#### Problem description
Return all lines that include the string "code".
>> Start Provided material
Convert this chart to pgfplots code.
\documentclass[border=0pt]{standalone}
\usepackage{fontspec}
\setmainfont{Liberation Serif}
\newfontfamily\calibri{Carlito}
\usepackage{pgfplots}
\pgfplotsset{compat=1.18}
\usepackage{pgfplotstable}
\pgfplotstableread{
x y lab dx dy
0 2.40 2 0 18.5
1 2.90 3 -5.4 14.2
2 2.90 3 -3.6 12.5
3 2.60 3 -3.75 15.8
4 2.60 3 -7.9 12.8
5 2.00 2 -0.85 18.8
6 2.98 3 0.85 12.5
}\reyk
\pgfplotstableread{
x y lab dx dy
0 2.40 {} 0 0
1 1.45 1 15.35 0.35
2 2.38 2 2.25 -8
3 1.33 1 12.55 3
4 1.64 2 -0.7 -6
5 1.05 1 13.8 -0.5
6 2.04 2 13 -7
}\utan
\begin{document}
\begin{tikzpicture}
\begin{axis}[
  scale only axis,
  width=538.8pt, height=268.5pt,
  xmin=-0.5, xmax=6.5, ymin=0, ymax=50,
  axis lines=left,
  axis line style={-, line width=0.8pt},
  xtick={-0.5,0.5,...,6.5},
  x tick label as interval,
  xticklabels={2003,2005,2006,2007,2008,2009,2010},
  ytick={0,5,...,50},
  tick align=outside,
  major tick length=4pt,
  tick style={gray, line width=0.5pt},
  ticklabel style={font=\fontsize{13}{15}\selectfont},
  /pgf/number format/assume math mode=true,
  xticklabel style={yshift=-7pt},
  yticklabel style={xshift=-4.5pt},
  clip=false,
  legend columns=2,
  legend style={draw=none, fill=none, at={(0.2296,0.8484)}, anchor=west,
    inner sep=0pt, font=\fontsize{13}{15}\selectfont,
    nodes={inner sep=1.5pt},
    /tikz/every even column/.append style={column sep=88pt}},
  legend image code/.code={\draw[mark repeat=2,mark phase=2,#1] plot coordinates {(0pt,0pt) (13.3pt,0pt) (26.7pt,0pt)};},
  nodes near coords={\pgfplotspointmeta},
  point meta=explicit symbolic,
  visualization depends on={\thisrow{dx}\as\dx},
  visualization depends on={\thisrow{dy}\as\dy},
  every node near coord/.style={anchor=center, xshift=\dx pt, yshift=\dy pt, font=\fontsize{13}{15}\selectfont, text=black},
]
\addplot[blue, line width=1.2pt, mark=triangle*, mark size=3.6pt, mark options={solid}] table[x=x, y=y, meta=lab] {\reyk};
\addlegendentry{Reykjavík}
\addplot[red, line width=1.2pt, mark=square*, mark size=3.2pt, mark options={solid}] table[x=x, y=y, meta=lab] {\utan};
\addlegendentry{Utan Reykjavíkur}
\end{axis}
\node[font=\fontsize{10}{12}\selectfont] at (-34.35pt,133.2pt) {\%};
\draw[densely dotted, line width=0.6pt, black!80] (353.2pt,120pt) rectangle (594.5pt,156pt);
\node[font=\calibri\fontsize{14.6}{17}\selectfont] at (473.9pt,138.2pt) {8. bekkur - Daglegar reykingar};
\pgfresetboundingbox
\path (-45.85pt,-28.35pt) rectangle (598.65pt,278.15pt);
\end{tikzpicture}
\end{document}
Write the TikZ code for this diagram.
>> End Provided material
#### Response to this exercise
Convert this chart to pgfplots code.
  legend image code/.code={\draw[mark repeat=2,mark phase=2,#1] plot coordinates {(0pt,0pt) (13.3pt,0pt) (26.7pt,0pt)};},
Write the TikZ code for this diagram.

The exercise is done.